Curiosamente, em torno da praça a maioria dos espaços de restauração são conhecidos pelos pratos de carne. Há a Casa Guedes, conhecida pelas sandes de pernil, aberta há trinta anos, o Buraquinho com mais de oitenta, que há cerca de um ano foi remodelado e tem nova gerência, mas que continua a ter como imagem de marca os pratos de carne de porco, há francesinhas na recente Santa Francesinha e há cachorros no República dos Cachorros.

Diogo Bragança, proprietário do Cantinho dos Bragança, não conhece a história por detrás da toponímia da praça, mas já tinha pensado que a aposta em pratos de peixe poderia ser uma hipótese. É um espaço mais focado para os cocktails e as tapas mas brevemente, diz, terá mais pratos de peixe. “Aqui na área, só o restaurante Salmão é que é mais orientado para o peixe”. Abriu os espaço com o irmão no ano passado naquele local por já frequentar a praça e saber que de há um tempo para cá se tornou no destino de muitos. Acredita que nos próximos cinco anos ainda vai crescer mais: “Basta olhar à volta e ver os prédios que estão em obras”. Mesmo ao lado do Cantinho dos Bragança, que tem esplanada em cima da praça, vai nascer outro espaço, conta.

Programada está também a abertura de uma nova Casa Guedes, um dos grandes impulsionadores do movimento que se vive actualmente naquela praça, e outra casa Santiago, espaço conhecido pelas francesinhas e que já tem dois restaurantes na Passos Manuel.

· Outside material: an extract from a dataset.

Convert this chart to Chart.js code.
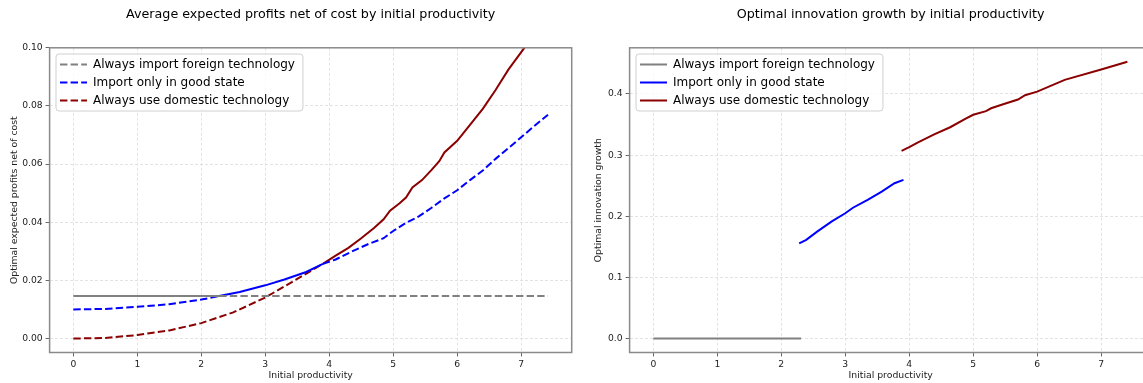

Os sunsets começaram no Tendinha

Uma das alturas do dia de maior afluência às esplanadas é a hora de almoço, procuradas por quem trabalha perto. No entanto, é ao final da tarde que as esplanadas começam a encher. No Tendinha, “há umas décadas” que já é assim. Depois de um dia de trabalho são muitos os que ali se juntam antes de ir para casa ou como preparação para uma longa noite. Ana Lopes, gerente do bar, diz que este é o ponto de encontro de gente que está sobretudo ligada às artes. Uma espécie de “família” numa zona “bairrista” procurada por pessoas “mais alternativas”. À volta são agora dezenas as esplanadas onde convivem grupos de pessoas que têm como preferência a praça dos Poveiros que diz ter um público “muito próprio” e diferente da Baixa. Já foi uma zona mais “marginal” e mais “problemática”, que com o aumento da afluência e da vigilância se foi tornando mais tranquila. Fora os espaços de restauração que vão abrir, diz que há duas guest houses que brevemente estarão a funcionar.

É aos Poveiros que Sérgio Leitão vai regularmente no final de um dia trabalho. Sai de Santa Catarina ao final de tarde e escolhe a esplanada do Tendinha para passar algum tempo com os amigos. Gosta de lá ir por achar ser mais “reservado” e cada vez mais frequentado por gente de todas as faixas etárias. Não querendo “categorizar pessoas” diz que ali sente que são “mais abertas e com algo de particular”.  “A praça dos Poveiros está aberta a toda a gente, mas não é toda a gente que vem aqui”, finaliza.